User:CharlesSpencer/sandbox/HowTo

From Wikisource
Jump to navigation Jump to search

How to...[edit]

How I generated the data files for (semi-)automated processing of the Private Acts of the 58th Congress:

Base data[edit]

My base data came from the List of Private Acts and Resolution which is to be found in Volume I of the work. It has names, grant/increase and page numbers, but is missing Chapter numbers, marginal notes, amount of pension, quality of pensioner and any provisos.
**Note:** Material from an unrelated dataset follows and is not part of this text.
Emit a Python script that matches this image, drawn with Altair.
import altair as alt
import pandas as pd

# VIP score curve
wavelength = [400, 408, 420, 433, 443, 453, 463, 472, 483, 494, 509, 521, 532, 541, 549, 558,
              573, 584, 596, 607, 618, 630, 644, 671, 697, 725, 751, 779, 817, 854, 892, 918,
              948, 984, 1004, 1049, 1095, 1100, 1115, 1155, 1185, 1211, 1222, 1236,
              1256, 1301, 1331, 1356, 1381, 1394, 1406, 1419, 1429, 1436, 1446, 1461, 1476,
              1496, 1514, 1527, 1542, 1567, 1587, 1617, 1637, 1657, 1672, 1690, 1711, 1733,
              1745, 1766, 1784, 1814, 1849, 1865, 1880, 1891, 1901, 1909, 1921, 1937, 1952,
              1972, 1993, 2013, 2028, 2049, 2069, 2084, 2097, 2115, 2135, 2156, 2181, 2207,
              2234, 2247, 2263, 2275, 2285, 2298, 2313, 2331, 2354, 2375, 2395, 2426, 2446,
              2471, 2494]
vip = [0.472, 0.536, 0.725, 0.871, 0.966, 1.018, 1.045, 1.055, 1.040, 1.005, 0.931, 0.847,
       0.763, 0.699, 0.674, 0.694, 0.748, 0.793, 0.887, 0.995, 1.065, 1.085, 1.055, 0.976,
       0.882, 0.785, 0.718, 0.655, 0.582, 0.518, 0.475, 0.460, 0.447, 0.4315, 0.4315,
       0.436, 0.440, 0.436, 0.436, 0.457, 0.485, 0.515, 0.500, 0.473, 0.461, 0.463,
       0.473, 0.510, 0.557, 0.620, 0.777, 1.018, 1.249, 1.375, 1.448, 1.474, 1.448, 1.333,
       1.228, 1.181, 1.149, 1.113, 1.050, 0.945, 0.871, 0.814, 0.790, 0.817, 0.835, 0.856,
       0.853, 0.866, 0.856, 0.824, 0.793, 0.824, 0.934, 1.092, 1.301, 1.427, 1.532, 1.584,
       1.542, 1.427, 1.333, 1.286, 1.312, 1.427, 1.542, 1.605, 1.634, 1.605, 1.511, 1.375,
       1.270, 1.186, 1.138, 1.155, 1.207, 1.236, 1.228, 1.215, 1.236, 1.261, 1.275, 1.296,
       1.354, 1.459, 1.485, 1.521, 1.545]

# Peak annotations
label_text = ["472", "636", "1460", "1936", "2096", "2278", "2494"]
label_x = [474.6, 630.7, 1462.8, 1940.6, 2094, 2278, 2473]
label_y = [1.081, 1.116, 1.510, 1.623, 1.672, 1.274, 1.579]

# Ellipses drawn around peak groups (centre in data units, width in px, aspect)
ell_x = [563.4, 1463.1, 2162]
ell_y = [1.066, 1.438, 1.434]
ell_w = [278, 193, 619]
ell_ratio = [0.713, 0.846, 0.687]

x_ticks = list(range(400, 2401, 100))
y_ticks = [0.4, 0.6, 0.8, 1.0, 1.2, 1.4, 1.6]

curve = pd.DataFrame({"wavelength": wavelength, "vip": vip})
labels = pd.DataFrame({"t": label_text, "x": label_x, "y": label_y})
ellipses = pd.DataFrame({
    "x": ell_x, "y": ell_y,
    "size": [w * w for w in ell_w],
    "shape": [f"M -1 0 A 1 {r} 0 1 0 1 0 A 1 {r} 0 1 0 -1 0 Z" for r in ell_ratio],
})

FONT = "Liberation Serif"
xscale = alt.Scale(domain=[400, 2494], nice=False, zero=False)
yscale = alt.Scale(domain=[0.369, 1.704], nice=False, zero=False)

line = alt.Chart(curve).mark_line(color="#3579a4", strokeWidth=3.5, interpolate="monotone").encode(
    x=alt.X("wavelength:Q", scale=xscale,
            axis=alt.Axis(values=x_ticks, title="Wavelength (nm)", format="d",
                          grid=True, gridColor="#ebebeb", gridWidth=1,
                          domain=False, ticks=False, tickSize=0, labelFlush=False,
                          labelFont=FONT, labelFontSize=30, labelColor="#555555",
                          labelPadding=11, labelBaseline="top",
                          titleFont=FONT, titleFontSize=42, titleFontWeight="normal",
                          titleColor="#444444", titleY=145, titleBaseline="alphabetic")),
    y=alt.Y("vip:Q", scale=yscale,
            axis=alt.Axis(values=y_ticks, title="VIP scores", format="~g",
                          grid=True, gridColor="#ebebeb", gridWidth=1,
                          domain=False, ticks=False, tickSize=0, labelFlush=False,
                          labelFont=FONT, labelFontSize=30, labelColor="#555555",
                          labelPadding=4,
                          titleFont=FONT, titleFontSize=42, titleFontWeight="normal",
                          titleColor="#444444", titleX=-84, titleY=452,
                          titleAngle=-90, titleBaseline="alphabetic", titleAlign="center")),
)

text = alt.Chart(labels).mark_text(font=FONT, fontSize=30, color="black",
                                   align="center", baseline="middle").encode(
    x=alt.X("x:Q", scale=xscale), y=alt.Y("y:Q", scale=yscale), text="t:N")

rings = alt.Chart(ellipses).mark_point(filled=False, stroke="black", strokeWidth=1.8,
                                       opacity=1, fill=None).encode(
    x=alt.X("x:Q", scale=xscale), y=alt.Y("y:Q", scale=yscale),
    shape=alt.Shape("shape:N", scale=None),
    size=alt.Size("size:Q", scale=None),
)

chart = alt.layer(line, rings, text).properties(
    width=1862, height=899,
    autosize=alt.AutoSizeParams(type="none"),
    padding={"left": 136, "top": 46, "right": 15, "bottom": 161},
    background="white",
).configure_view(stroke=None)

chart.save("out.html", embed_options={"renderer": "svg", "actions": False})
It is, however, not a bad place to start!

Using the subst: function wrapping each of a long series of transclusion {{Page:United_States_Statutes_at_Large_Volume_33_Part_2.djvu/[target]}} functions in a sandbox page, I generated a very long single page of text. I then published the page, and copied and pasted its entire contents to Word.

Refinement phase[edit]

Here I used Word's quite sophisticated search and replace functionality to process the data for transfer to Excel. Anybody who understands regex could probably do what I did in seconds, but essentially I search/replaced as appropriate to create Name <Tab> Increase/Grant <Tab> Name <Tab> Date <Tab> Page number <C/R>.

Once this was in reasonable shape I then copied to Excel and used if statements to compare the two name cells - the initial version is in italics in the original, and therefore tends to OCR less well. However, there is very little point in checking lines where both name entries are the same - I haven't found a single one yet where the same error occurred in both cells!